## Aim:
Consider the listing below. Extract exactly the lines from the line containing "Output the LaTeX" to the line containing "(0,0) rectangle (591,609);", both included.

## Data entries:
***

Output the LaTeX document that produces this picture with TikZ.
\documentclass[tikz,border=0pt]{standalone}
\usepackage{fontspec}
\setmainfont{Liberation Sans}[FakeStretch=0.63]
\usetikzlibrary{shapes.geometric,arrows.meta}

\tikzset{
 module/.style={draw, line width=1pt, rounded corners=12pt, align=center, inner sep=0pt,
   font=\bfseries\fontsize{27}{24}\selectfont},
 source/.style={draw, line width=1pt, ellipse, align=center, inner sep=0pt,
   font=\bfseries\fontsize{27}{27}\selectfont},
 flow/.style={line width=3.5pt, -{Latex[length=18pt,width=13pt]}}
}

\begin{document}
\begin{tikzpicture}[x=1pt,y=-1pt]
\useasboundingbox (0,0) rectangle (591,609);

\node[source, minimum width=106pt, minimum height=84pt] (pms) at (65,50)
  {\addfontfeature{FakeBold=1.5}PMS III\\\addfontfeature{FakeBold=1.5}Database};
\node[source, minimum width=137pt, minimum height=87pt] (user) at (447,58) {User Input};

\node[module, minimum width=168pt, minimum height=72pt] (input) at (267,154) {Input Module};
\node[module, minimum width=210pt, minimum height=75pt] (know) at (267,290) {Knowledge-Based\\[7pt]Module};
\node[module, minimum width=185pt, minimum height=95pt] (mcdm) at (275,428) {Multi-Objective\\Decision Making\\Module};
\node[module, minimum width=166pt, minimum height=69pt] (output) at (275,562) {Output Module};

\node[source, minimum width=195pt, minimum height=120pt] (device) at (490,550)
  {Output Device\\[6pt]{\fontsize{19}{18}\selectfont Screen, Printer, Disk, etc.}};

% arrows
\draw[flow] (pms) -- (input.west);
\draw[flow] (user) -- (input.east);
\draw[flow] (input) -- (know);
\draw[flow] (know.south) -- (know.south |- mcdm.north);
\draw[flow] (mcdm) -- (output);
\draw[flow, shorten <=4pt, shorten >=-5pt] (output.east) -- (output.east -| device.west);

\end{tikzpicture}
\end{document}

***

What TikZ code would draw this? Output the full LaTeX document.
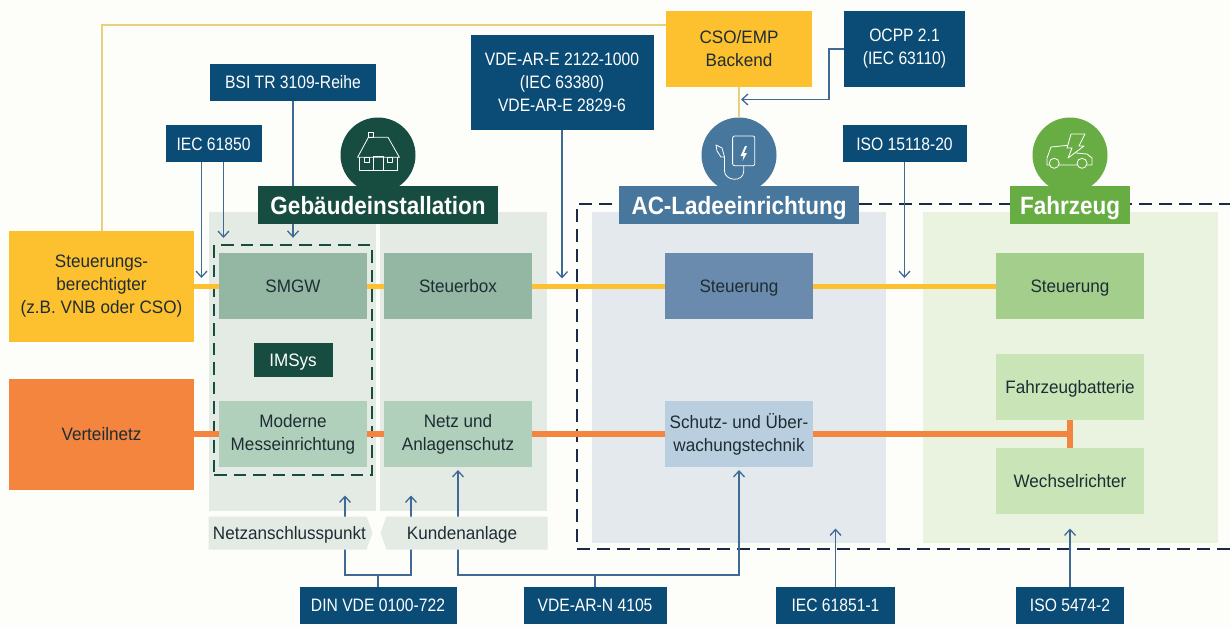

***

## Exercise output:
Output the LaTeX document that produces this picture with TikZ.
\documentclass[tikz,border=0pt]{standalone}
\usepackage{fontspec}
\setmainfont{Liberation Sans}[FakeStretch=0.63]
\usetikzlibrary{shapes.geometric,arrows.meta}

\tikzset{
 module/.style={draw, line width=1pt, rounded corners=12pt, align=center, inner sep=0pt,
   font=\bfseries\fontsize{27}{24}\selectfont},
 source/.style={draw, line width=1pt, ellipse, align=center, inner sep=0pt,
   font=\bfseries\fontsize{27}{27}\selectfont},
 flow/.style={line width=3.5pt, -{Latex[length=18pt,width=13pt]}}
}

\begin{document}
\begin{tikzpicture}[x=1pt,y=-1pt]
\useasboundingbox (0,0) rectangle (591,609);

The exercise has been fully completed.